A uniform string of length 20 m is suspended from a rigid support. A short wave pulse is introduced at its lowest end. It starts moving up the string. The time taken to reach the support is (Take, $$g = 10$$ m s$$^{-2}$$)

We start with the standard formula for the speed of a transverse wave on a stretched string:

$$v \;=\; \sqrt{\dfrac{T}{\mu}}$$

where $$T$$ is the tension at the point under consideration and $$\mu$$ is the uniform linear mass density of the string. For a string that hangs vertically, the tension is created solely by the weight of the portion of string lying below the point.

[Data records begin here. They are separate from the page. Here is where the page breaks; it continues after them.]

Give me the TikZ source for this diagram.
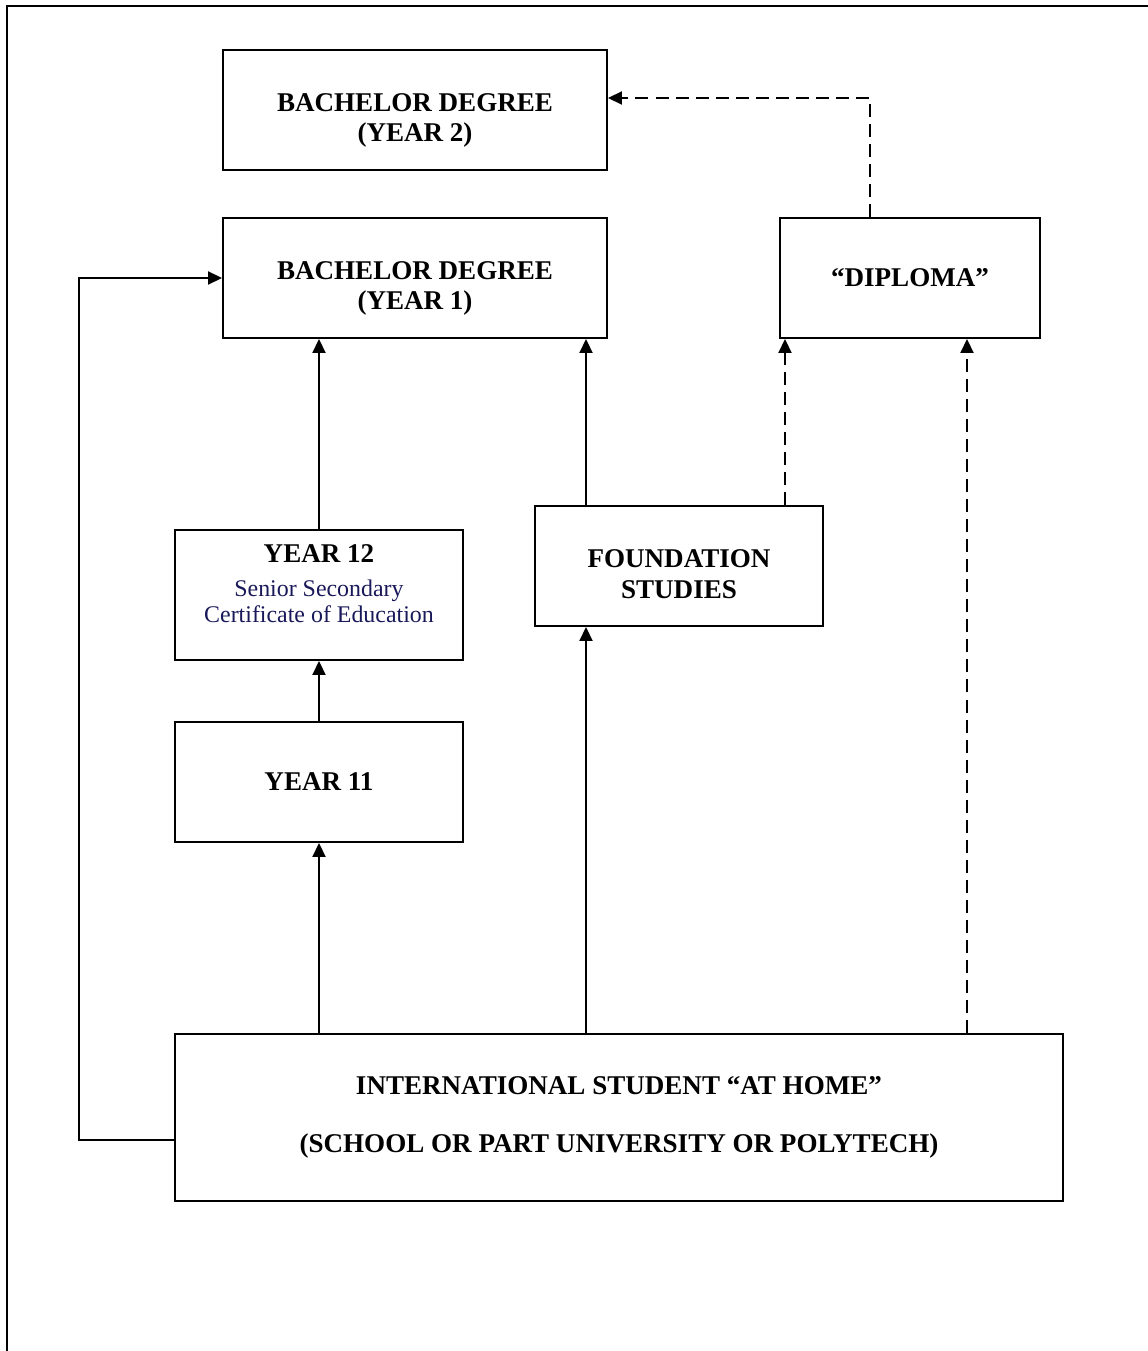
\documentclass[tikz,border=0pt]{standalone}
\usepackage{fontspec}
\setmainfont{Liberation Serif}
\usetikzlibrary{arrows.meta,positioning}
\definecolor{certblue}{RGB}{25,25,90}
\newcommand{\topgap}[1]{\mbox{}\\[#1]}
\newcommand{\certtext}{\mdseries\color{certblue}\fontsize{13.6}{15.4}\selectfont}
\tikzset{
  box/.style={draw,line width=1.1pt,align=center,font=\bfseries\fontsize{15.4}{17}\selectfont,minimum width=5.76cm,minimum height=2.4cm},
  link/.style={line width=1.1pt,-{Triangle[length=0.28cm,width=0.26cm]}},
  dlink/.style={link,dash pattern=on 7.4pt off 4pt},
}

\begin{document}
\begin{tikzpicture}
  \useasboundingbox (0,0) rectangle (22.96,-27.02);
  % outer frame (top and left only)
  \draw[line width=1.1pt] (22.96,-0.12) -- (0.14,-0.12) -- (0.14,-27.02);
  \node[box,minimum width=7.68cm] (bdtwo) at (8.30,-2.20) {\topgap{4.7pt}BACHELOR DEGREE\\(YEAR 2)};
  \node[box,minimum width=7.68cm] (bdone) at (8.30,-5.56) {\topgap{4.7pt}BACHELOR DEGREE\\(YEAR 1)};
  \node[box,minimum width=5.20cm] (diploma) at (18.20,-5.56) {“DIPLOMA”};
  \node[box,minimum height=2.6cm] (yeartwelve) at (6.38,-11.90)
    {YEAR 12\\[2pt]{\certtext Senior Secondary}\\[-2pt]
     {\certtext Certificate of Education}\\[-4pt]};
  \node[box] (foundation) at (13.58,-11.32) {\topgap{2.4pt}FOUNDATION\\[1pt]STUDIES};
  \node[box] (yeareleven) at (6.38,-15.64) {YEAR 11};
  \node[box,minimum width=17.76cm,minimum height=3.34cm] (home) at (12.38,-22.35)
    {INTERNATIONAL STUDENT “AT HOME”\\[16pt](SCHOOL OR PART UNIVERSITY OR POLYTECH)};
  % school route
  \draw[link] (home.north -| yeareleven) -- (yeareleven.south);
  \draw[link] (yeareleven.north) -- (yeartwelve.south);
  \draw[link] (yeartwelve.north) -- (yeartwelve.north |- bdone.south);
  % foundation route
  \coordinate (fx) at (11.72,0);
  \draw[link] (home.north -| fx) -- (foundation.south -| fx);
  \draw[link] (foundation.north -| fx) -- (bdone.south -| fx);
  % diploma routes
  \coordinate (dxa) at (15.70,0);
  \coordinate (dxb) at (19.34,0);
  \draw[dlink] (foundation.north -| dxa) -- (diploma.south -| dxa);
  \draw[dlink] (home.north -| dxb) -- (diploma.south -| dxb);
  \draw[dlink] ([xshift=-0.8cm]diploma.north) |- ([yshift=0.24cm]bdtwo.east);
  % direct entry
  \draw[link] ([yshift=-0.45cm]home.west) -- (1.58,-22.80) |- (bdone.west);
\end{tikzpicture}
\end{document}
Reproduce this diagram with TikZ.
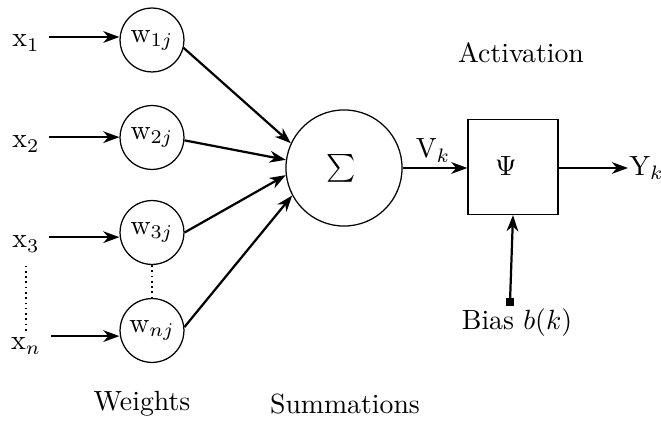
\documentclass[tikz,border=0pt]{standalone}
\usetikzlibrary{arrows.meta}
\begin{document}
\begin{tikzpicture}[x=0.36pt,y=-0.36pt,
  arr/.style={line width=0.8pt,-{Stealth[length=5.8pt,width=4.2pt,inset=1.8pt]}},
  wnode/.style={draw,line width=0.45pt,circle,minimum size=23pt,inner sep=0pt},
  dots/.style={line width=0.75pt,dash pattern=on 0.6pt off 1.3pt},
  lbl/.style={anchor=base}]
\useasboundingbox (0,0) rectangle (661,422);

% inputs
\node[lbl] (x1) at (26,47)  {x$_1$};
\node[lbl] (x2) at (26,148) {x$_2$};
\node[lbl] (x3) at (26,248) {x$_3$};
\node[lbl] (xn) at (26,350) {x$_n$};

% weights
\node[wnode] (w1) at (152,40)    {w$_{1j}$};
\node[wnode] (w2) at (152,137.5) {w$_{2j}$};
\node[wnode] (w3) at (152,232.5) {w$_{3j}$};
\node[wnode] (wn) at (152,330.5) {w$_{nj}$};

% summing junction and activation block
\node[draw,line width=0.45pt,circle,minimum size=41.8pt,inner sep=0pt] (sig) at (344,168) {};
\node (sigma) at (341,168) {$\sum$};
\node[draw,line width=0.45pt,minimum width=32.4pt,minimum height=34.2pt,inner sep=0pt] (box) at (513,167) {};
\node (psi) at (506,166) {$\Psi$};
\node[anchor=west,inner sep=0.3pt] (yk) at (628,168) {Y$_k$};
\node[lbl] (vk) at (433,158) {V$_k$};

% bias input
\node[fill,minimum size=3.2pt,inner sep=0pt] (bsq) at (510,302) {};
\node[lbl] (bias) at (517,330) {Bias $b(k)$};

% captions
\node[lbl] (act) at (521,63)  {Activation};
\node[lbl] (wts) at (142,411) {Weights};
\node[lbl] (sum) at (345,413) {Summations};

% input arrows
\foreach \a/\b/\h in {x1/w1/3.6pt,x2/w2/3.9pt,x3/w3/3.9pt,xn/wn/5pt}
  \draw[arr] ([yshift=\h]\a.base east) -- ([yshift=\h]\a.base east -| \b.west);

% weights to summation
\draw[arr] (w1.-14) -- (sig.155);
\draw[arr] (w2.-5)  -- (sig.172);
\draw[arr] (w3.0)   -- (sig.187);
\draw[arr] (wn.6)   -- (sig.208);

% elided rows
\draw[dots] ([yshift=-1.3pt]x3.south) -- ([yshift=-1.15pt]xn.north);
\draw[dots] (w3.south) -- (wn.north);

% summation to activation to output
\draw[arr] (sig.east) -- (sig.east -| box.west);
\draw[arr] (box.east |- yk.west) -- (yk.west);
\draw[arr] (bsq.center) -- (box.south);
\end{tikzpicture}
\end{document}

Let us choose the origin $$x = 0$$ at the lowest end of the string and measure the coordinate $$x$$ upward. At a distance $$x$$ from the lower end, the length of string below is exactly $$x$$, so its mass equals $$\mu x$$. Therefore the tension at that point is simply its weight:

$$T(x) \;=\; (\mu x)\,g \;=\; \mu g x.$$

Substituting this expression for $$T(x)$$ into the velocity formula, we obtain the position-dependent wave speed:

$$v(x) \;=\; \sqrt{\dfrac{T(x)}{\mu}} \;=\; \sqrt{\dfrac{\mu g x}{\mu}} \;=\; \sqrt{g\,x}.$$

Because the speed changes continuously with height, the pulse takes different times to traverse different small segments. Consider a differential element of length $$dx$$ located at coordinate $$x$$. The small time $$dt$$ required to pass through this element is

$$dt \;=\; \dfrac{dx}{v(x)} \;=\; \dfrac{dx}{\sqrt{g\,x}} \;=\; \dfrac{dx}{\sqrt{g}\,\sqrt{x}}.$$

The total time $$t$$ for the pulse to travel from the lower end ($$x = 0$$) to the rigid support at the upper end ($$x = L$$) is obtained by integrating $$dt$$ over the entire length:

$$t \;=\; \int_{0}^{L} dt \;=\; \int_{0}^{L} \dfrac{dx}{\sqrt{g}\,\sqrt{x}} \;=\; \dfrac{1}{\sqrt{g}} \int_{0}^{L} x^{-\frac{1}{2}}\,dx.$$

We now perform the integral. The integral of $$x^{-\frac{1}{2}}$$ is $$2\,x^{\frac{1}{2}}$$, so

$$\int_{0}^{L} x^{-\frac{1}{2}}\,dx \;=\; 2\,x^{\frac{1}{2}}\Big|_{0}^{L} \;=\; 2\left(\sqrt{L} - \sqrt{0}\right) \;=\; 2\sqrt{L}.$$

Substituting this result back into the expression for $$t$$ gives

$$t \;=\; \dfrac{1}{\sqrt{g}} \,\big(2\sqrt{L}\big) \;=\; \dfrac{2\sqrt{L}}{\sqrt{g}}.$$

For the present problem the string length is $$L = 20 \,\text{m}$$ and the acceleration due to gravity is $$g = 10 \,\text{m s}^{-2}$$. Substituting these values, we find

$$t \;=\; \dfrac{2\sqrt{20}}{\sqrt{10}}.$$

To simplify, first evaluate the square roots:

$$\sqrt{20} \;=\; \sqrt{4\times5} \;=\; 2\sqrt{5},$$

and

$$\sqrt{10} \;=\; \sqrt{2\times5} \;=\; \sqrt{2}\,\sqrt{5}.$$

Substituting these into the time expression:

$$t \;=\; \dfrac{2 \times 2\sqrt{5}}{\sqrt{2}\,\sqrt{5}} \;=\; \dfrac{4\sqrt{5}}{\sqrt{2}\,\sqrt{5}}.$$

The factor $$\sqrt{5}$$ cancels out, leaving

$$t \;=\; \dfrac{4}{\sqrt{2}} \;=\; 4 \times \dfrac{1}{\sqrt{2}} \;=\; 4 \times \dfrac{\sqrt{2}}{2} \;=\; 2\sqrt{2}\; \text{s}.$$

Hence, the correct answer is Option A.